Recorded data:
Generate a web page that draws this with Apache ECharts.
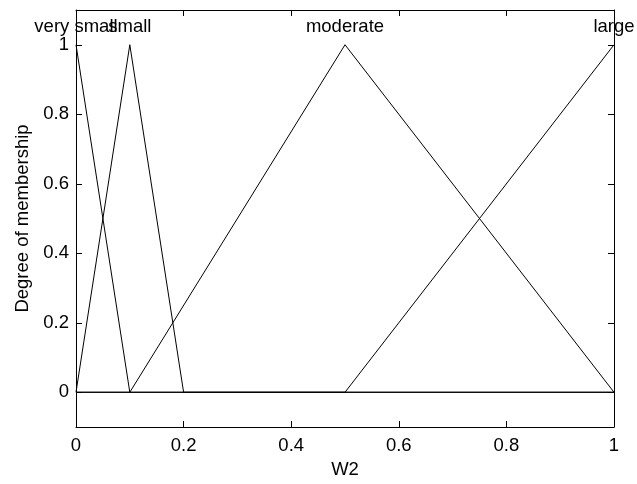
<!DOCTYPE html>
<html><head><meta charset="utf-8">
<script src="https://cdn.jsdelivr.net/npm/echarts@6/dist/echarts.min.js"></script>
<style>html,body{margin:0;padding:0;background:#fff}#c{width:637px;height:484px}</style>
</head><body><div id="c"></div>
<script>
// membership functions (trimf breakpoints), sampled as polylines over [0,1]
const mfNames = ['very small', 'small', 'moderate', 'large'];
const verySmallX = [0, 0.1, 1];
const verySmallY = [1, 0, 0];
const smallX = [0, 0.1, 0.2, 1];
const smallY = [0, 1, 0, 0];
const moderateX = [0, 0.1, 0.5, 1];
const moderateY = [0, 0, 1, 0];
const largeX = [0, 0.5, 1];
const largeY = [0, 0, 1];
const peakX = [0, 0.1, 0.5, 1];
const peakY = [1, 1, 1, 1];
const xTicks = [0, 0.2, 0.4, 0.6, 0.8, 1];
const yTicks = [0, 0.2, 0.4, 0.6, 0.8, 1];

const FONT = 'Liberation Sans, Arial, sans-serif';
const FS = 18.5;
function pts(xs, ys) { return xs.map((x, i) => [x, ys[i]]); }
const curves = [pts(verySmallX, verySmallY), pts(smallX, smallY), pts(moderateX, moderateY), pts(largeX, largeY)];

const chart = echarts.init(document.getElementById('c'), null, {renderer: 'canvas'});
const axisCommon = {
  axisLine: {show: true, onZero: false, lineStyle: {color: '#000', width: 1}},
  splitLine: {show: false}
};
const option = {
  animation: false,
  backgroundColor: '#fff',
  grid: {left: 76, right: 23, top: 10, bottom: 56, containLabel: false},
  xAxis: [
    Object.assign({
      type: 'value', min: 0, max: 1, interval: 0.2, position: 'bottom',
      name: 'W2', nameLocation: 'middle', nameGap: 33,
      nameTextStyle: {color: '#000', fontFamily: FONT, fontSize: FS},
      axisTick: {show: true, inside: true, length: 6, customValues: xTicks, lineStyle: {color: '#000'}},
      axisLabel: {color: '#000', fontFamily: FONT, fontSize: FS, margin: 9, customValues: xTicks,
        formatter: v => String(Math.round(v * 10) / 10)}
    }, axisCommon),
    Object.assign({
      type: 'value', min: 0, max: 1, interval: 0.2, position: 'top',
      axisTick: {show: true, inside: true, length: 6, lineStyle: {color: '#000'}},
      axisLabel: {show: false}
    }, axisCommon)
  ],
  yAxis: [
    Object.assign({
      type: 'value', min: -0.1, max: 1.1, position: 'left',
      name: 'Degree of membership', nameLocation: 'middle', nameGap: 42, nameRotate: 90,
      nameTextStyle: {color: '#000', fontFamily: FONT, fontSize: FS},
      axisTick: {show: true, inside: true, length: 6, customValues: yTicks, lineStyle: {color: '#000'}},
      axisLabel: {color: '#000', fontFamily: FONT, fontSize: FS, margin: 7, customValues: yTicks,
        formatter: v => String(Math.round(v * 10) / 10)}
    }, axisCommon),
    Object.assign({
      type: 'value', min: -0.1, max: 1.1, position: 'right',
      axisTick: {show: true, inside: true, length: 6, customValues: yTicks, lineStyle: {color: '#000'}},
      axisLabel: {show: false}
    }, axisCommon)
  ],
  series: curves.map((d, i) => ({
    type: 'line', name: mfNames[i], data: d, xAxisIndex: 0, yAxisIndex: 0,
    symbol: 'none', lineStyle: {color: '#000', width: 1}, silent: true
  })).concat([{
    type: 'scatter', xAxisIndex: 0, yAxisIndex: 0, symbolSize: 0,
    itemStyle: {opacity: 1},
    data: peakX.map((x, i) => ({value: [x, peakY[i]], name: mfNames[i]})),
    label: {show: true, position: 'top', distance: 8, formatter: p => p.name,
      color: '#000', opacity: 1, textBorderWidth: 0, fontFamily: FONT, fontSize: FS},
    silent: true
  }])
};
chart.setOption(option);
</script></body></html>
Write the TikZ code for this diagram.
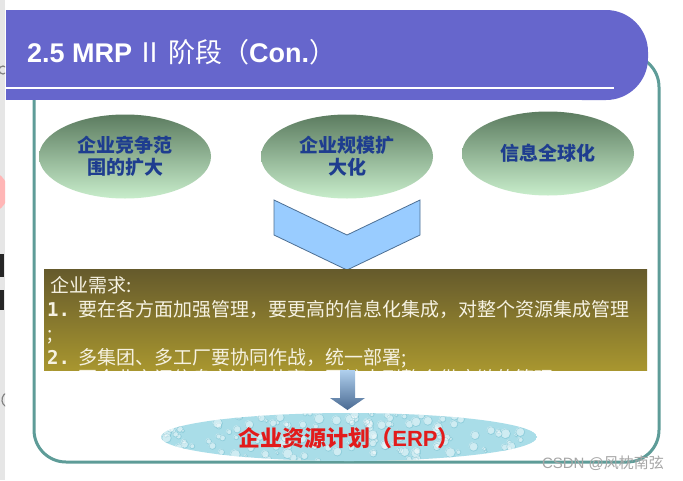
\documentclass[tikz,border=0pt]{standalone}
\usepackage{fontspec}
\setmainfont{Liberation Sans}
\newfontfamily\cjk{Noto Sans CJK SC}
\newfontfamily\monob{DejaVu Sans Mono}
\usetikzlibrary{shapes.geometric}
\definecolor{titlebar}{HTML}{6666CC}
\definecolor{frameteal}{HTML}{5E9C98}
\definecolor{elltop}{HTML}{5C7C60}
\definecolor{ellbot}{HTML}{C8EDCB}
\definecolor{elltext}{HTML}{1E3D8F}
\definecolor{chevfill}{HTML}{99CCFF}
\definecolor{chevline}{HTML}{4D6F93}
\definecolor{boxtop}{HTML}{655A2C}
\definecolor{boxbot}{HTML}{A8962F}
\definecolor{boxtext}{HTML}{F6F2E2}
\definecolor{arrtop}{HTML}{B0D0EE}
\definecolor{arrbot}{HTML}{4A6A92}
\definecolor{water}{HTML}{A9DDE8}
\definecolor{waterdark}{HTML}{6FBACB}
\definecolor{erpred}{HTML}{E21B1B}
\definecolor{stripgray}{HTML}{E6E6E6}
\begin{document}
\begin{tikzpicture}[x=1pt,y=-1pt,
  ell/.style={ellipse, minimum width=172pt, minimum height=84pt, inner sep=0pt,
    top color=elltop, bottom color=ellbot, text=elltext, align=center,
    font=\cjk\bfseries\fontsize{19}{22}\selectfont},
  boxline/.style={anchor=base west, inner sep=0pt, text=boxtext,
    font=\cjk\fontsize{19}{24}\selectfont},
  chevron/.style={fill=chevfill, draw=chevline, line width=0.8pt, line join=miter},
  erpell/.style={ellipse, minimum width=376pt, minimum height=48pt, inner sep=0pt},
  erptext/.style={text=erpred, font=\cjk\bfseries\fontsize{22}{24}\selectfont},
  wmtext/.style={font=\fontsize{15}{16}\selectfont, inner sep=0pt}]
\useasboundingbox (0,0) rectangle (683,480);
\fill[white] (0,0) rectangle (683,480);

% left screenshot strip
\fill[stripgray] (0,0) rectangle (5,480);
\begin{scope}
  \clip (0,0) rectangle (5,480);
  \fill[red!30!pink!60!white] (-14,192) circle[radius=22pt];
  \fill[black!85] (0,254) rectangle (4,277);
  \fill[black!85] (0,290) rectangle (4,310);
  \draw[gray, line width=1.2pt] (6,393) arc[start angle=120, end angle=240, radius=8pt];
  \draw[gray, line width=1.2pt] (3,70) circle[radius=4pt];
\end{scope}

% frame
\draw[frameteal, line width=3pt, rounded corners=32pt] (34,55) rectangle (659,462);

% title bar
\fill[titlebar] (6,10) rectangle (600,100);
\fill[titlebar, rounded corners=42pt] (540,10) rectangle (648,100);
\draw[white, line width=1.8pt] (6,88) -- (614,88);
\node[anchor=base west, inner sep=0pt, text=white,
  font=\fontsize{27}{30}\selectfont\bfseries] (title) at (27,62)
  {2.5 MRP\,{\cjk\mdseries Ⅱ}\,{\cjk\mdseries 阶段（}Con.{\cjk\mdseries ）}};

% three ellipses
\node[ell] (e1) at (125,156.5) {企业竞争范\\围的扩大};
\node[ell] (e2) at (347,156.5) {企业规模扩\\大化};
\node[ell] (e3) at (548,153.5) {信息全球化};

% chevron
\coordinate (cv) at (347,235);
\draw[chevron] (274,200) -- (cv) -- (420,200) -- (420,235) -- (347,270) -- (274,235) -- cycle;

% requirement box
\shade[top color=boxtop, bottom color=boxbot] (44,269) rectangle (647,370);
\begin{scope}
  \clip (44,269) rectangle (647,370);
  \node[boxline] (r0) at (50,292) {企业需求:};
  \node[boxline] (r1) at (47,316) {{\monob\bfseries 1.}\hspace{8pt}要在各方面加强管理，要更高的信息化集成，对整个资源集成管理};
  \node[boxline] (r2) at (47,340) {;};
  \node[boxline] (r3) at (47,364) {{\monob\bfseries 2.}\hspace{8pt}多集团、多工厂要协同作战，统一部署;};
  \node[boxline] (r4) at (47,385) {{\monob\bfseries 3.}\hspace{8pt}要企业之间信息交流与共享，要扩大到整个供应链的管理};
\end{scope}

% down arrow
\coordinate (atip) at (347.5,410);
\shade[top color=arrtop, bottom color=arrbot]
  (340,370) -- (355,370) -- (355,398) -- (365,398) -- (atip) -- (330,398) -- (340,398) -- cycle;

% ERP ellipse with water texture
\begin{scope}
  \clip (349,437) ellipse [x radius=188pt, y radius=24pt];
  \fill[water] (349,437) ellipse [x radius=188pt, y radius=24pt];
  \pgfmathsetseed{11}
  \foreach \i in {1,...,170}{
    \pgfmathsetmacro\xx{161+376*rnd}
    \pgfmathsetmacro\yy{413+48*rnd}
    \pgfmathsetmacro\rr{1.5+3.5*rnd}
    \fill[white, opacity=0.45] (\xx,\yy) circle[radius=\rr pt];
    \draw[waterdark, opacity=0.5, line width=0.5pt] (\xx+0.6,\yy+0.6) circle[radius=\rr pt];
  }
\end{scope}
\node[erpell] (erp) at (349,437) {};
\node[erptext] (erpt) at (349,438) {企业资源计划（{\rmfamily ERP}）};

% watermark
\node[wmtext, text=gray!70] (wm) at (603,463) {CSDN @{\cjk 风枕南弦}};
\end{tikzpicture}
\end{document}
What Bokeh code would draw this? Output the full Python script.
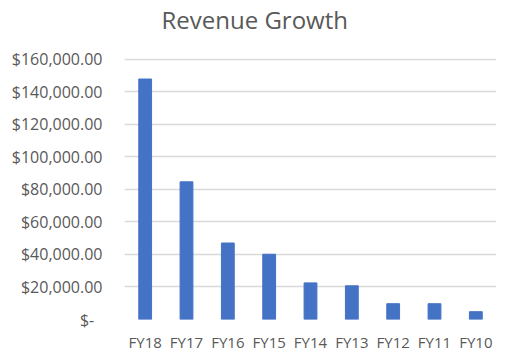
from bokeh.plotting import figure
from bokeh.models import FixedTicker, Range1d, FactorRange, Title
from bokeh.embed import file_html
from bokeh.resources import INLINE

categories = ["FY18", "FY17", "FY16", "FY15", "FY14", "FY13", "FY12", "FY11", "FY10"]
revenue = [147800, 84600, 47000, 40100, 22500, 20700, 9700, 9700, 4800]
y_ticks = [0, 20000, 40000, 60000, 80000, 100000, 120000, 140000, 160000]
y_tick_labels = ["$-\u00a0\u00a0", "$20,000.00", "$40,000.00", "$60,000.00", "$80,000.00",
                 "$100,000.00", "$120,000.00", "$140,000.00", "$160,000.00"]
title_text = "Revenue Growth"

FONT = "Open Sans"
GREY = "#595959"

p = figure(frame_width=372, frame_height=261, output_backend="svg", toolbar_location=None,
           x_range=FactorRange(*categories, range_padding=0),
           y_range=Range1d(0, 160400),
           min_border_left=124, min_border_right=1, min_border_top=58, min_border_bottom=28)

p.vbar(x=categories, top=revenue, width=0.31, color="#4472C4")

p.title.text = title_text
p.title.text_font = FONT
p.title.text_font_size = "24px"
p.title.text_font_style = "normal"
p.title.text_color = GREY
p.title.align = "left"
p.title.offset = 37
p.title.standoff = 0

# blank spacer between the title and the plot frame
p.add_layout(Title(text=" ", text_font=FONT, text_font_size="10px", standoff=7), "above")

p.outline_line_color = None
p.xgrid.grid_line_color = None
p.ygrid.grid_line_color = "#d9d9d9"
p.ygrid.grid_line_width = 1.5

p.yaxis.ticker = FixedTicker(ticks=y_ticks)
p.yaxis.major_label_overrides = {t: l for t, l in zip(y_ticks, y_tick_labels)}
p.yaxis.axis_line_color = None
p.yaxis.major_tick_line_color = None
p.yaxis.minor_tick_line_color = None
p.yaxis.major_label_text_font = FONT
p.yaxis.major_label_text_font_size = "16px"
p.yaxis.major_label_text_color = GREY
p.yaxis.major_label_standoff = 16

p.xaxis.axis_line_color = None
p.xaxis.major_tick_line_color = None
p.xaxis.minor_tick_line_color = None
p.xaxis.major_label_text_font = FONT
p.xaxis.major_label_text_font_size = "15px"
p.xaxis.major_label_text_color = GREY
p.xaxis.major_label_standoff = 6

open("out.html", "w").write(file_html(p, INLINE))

Stated exercise:
Read through the entries and copy every line that includes "script".

Solution to this problem:
<script src="https://cdn.jsdelivr.net/npm/echarts@6/dist/echarts.min.js"></script>
<script>
</script></body></html>
What Bokeh code would draw this? Output the full Python script.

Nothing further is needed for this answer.